* **WHAT THE TASK REQUIRES**:
How many lines of these records hold the string "this"? Reply with the number alone.

## start

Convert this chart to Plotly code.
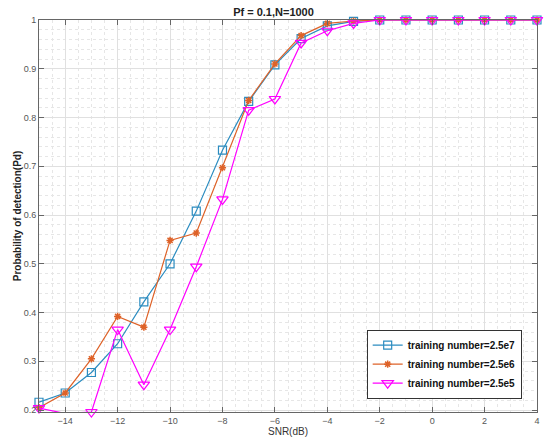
import plotly.graph_objects as go

snr = [-15, -14, -13, -12, -11, -10, -9, -8, -7, -6, -5, -4, -3, -2, -1, 0, 1, 2, 3, 4]
pd_25e7 = [0.216, 0.235, 0.277, 0.336, 0.422, 0.500, 0.608, 0.733, 0.833, 0.908, 0.962, 0.988, 0.997,
           1.0, 1.0, 1.0, 1.0, 1.0, 1.0, 1.0]
pd_25e6 = [0.205, 0.235, 0.305, 0.392, 0.370, 0.548, 0.563, 0.697, 0.835, 0.910, 0.968, 0.993, 0.998,
           1.0, 1.0, 1.0, 1.0, 1.0, 1.0, 1.0]
pd_25e5 = [0.204, 0.193, 0.196, 0.365, 0.252, 0.365, 0.494, 0.632, 0.815, 0.838, 0.953, 0.978, 0.993,
           1.0, 1.0, 1.0, 1.0, 1.0, 1.0, 1.0]
names = ["training number=2.5e7", "training number=2.5e6", "training number=2.5e5"]

x_ticks = [-14, -12, -10, -8, -6, -4, -2, 0, 2, 4]
y_ticks = [0.2, 0.3, 0.4, 0.5, 0.6, 0.7, 0.8, 0.9, 1.0]
y_labels = ["0.2", "0.3", "0.4", "0.5", "0.6", "0.7", "0.8", "0.9", "1"]

FONT = "Liberation Sans, Arial"

fig = go.Figure()
fig.add_trace(go.Scatter(x=snr, y=pd_25e7, mode="lines+markers", name=names[0], cliponaxis=False,
                         line=dict(color="#2b8cc0", width=1.2),
                         marker=dict(symbol="square-open", size=8, color="#2b8cc0", line=dict(width=1.2))))
fig.add_trace(go.Scatter(x=snr, y=pd_25e6, mode="lines+markers", name=names[1], cliponaxis=False,
                         line=dict(color="#DE6228", width=1.2),
                         marker=dict(symbol="asterisk-open", size=6, color="#DE6228", line=dict(width=1.5, color="#DE6228"))))
fig.add_trace(go.Scatter(x=snr, y=pd_25e5, mode="lines+markers", name=names[2], cliponaxis=False,
                         line=dict(color="#FF00FF", width=1.2),
                         marker=dict(symbol="triangle-down-open", size=10, color="#FF00FF", line=dict(width=1.2))))

axis_common = dict(showline=True, linecolor="#666666", linewidth=1, mirror="ticks",
                   ticks="inside", ticklen=5, tickcolor="#666666",
                   showgrid=True, gridcolor="#e0e0e0", gridwidth=1, zeroline=False,
                   tickfont=dict(family=FONT, size=9, color="#555555"))

fig.update_xaxes(range=[-15, 4], tickvals=x_ticks,
                 minor=dict(dtick=0.5, showgrid=True, gridcolor="#e6e6e6", griddash="dot", ticks=""),
                 title=dict(text="SNR(dB)", font=dict(family=FONT, size=10, color="#333333"), standoff=2),
                 **axis_common)
fig.update_yaxes(range=[0.196, 1.0], tickvals=y_ticks, ticktext=y_labels,
                 minor=dict(dtick=0.02, showgrid=True, gridcolor="#e6e6e6", griddash="dot", ticks=""),
                 title=dict(text="<b>Probability of detection(Pd)</b>", font=dict(family=FONT, size=10, color="#222222"), standoff=0),
                 **axis_common)

fig.update_layout(
    width=547, height=442,
    margin=dict(l=39, r=7, t=20, b=28),
    paper_bgcolor="white", plot_bgcolor="white",
    title=dict(text="<b>Pf = 0.1,N=1000</b>", x=0.5, xanchor="center", y=0.982, yanchor="top",
               font=dict(family=FONT, size=11, color="#222222")),
    legend=dict(x=0.658, y=0.21, xanchor="left", yanchor="top",
                bgcolor="white", bordercolor="#333333", borderwidth=1,
                font=dict(family=FONT, size=10, color="#111111", weight="bold"),
                tracegroupgap=0, itemwidth=30),
    showlegend=True,
)

fig.write_html("out.html")
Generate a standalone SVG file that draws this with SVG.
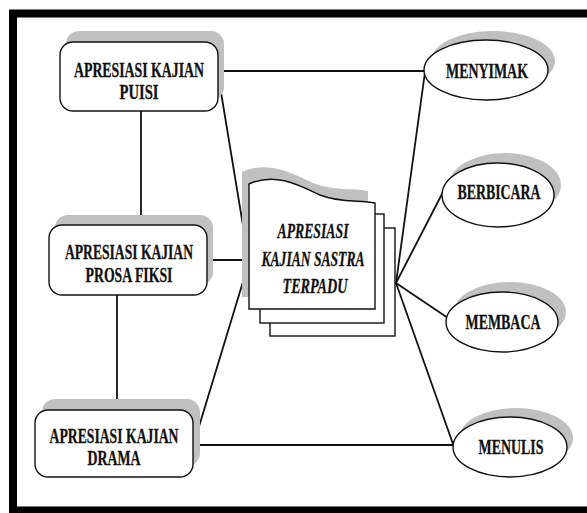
<svg xmlns="http://www.w3.org/2000/svg" width="587" height="513" viewBox="0 0 587 513">
<style>
.sh{fill:#c0c0c0;stroke:none}
.bx{fill:#fff;stroke:#111;stroke-width:1.4}
.cn{stroke:#111;stroke-width:1.8;fill:none}
.t{font-family:"Liberation Serif","Times New Roman",serif;font-weight:bold;font-size:20px;fill:#111;stroke:#111;stroke-width:0.3;text-anchor:middle}
.it{font-style:italic}
</style>
<rect x="0" y="0" width="587" height="513" fill="#fff"/>
<path d="M587,13.5 H13 V510.5 H587" fill="none" stroke="#000" stroke-width="8"/>
<g id="connectors">
<line class="cn" x1="218" y1="71" x2="425" y2="71"/>
<line class="cn" x1="218" y1="74" x2="249" y2="262"/>
<line class="cn" x1="141" y1="111" x2="141" y2="225"/>
<line class="cn" x1="207" y1="260" x2="249" y2="260"/>
<line class="cn" x1="117" y1="295" x2="117" y2="410"/>
<line class="cn" x1="194" y1="443" x2="249" y2="262"/>
<line class="cn" x1="193" y1="445" x2="453" y2="445"/>
<line class="cn" x1="396" y1="283" x2="425" y2="72"/>
<line class="cn" x1="396" y1="283" x2="443" y2="192"/>
<line class="cn" x1="396" y1="283" x2="448" y2="318"/>
<line class="cn" x1="396" y1="283" x2="453" y2="444"/>
</g>
<g id="puisi">
<rect class="sh" x="66" y="31" width="158" height="69" rx="13"/>
<rect class="bx" x="60" y="42" width="158" height="69" rx="13"/>
<text class="t" x="139" y="77" textLength="130" lengthAdjust="spacingAndGlyphs">APRESIASI KAJIAN</text>
<text class="t" x="139" y="99" textLength="39" lengthAdjust="spacingAndGlyphs">PUISI</text>
</g>
<g id="prosa">
<rect class="sh" x="55" y="215" width="158" height="70" rx="13"/>
<rect class="bx" x="49" y="225" width="158" height="70" rx="13"/>
<text class="t" x="129" y="259" textLength="128" lengthAdjust="spacingAndGlyphs">APRESIASI KAJIAN</text>
<text class="t" x="129" y="282" textLength="87" lengthAdjust="spacingAndGlyphs">PROSA FIKSI</text>
</g>
<g id="drama">
<rect class="sh" x="42" y="399" width="158" height="67" rx="13"/>
<rect class="bx" x="35" y="410" width="158" height="67" rx="13"/>
<text class="t" x="114" y="443" textLength="129" lengthAdjust="spacingAndGlyphs">APRESIASI KAJIAN</text>
<text class="t" x="114" y="465" textLength="53" lengthAdjust="spacingAndGlyphs">DRAMA</text>
</g>
<g id="sastra">
<rect class="bx" x="270" y="228" width="125" height="108"/>
<rect class="bx" x="260" y="214" width="124" height="109"/>
<path class="sh" d="M242,172 C268,160 292,173 313,183 C333,191 353,188 368,191 L368,297 L242,297 Z"/>
<path class="bx" d="M249,184 C275,172 299,185 320,195 C340,203 360,200 375,203 L375,309 L249,309 Z"/>
<text class="t it" x="313" y="238" textLength="71" lengthAdjust="spacingAndGlyphs">APRESIASI</text>
<text class="t it" x="313" y="266" textLength="103" lengthAdjust="spacingAndGlyphs">KAJIAN SASTRA</text>
<text class="t it" x="315" y="293" textLength="65" lengthAdjust="spacingAndGlyphs">TERPADU</text>
</g>
<g id="menyimak">
<ellipse class="sh" cx="493" cy="61" rx="62" ry="30"/>
<ellipse class="bx" cx="486" cy="70" rx="62" ry="30"/>
<text class="t" x="487" y="78" textLength="82" lengthAdjust="spacingAndGlyphs">MENYIMAK</text>
</g>
<g id="berbicara">
<ellipse class="sh" cx="505" cy="185" rx="56" ry="32"/>
<ellipse class="bx" cx="498" cy="195" rx="56" ry="32"/>
<text class="t" x="499" y="199" textLength="83" lengthAdjust="spacingAndGlyphs">BERBICARA</text>
</g>
<g id="membaca">
<ellipse class="sh" cx="510" cy="312" rx="56" ry="30"/>
<ellipse class="bx" cx="502" cy="322" rx="56" ry="30"/>
<text class="t" x="503" y="329" textLength="75" lengthAdjust="spacingAndGlyphs">MEMBACA</text>
</g>
<g id="menulis">
<ellipse class="sh" cx="516" cy="438" rx="57" ry="30"/>
<ellipse class="bx" cx="510" cy="447" rx="57" ry="30"/>
<text class="t" x="511" y="454" textLength="65" lengthAdjust="spacingAndGlyphs">MENULIS</text>
</g>
</svg>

## end

* **EXERCISE RESPONSE**:
2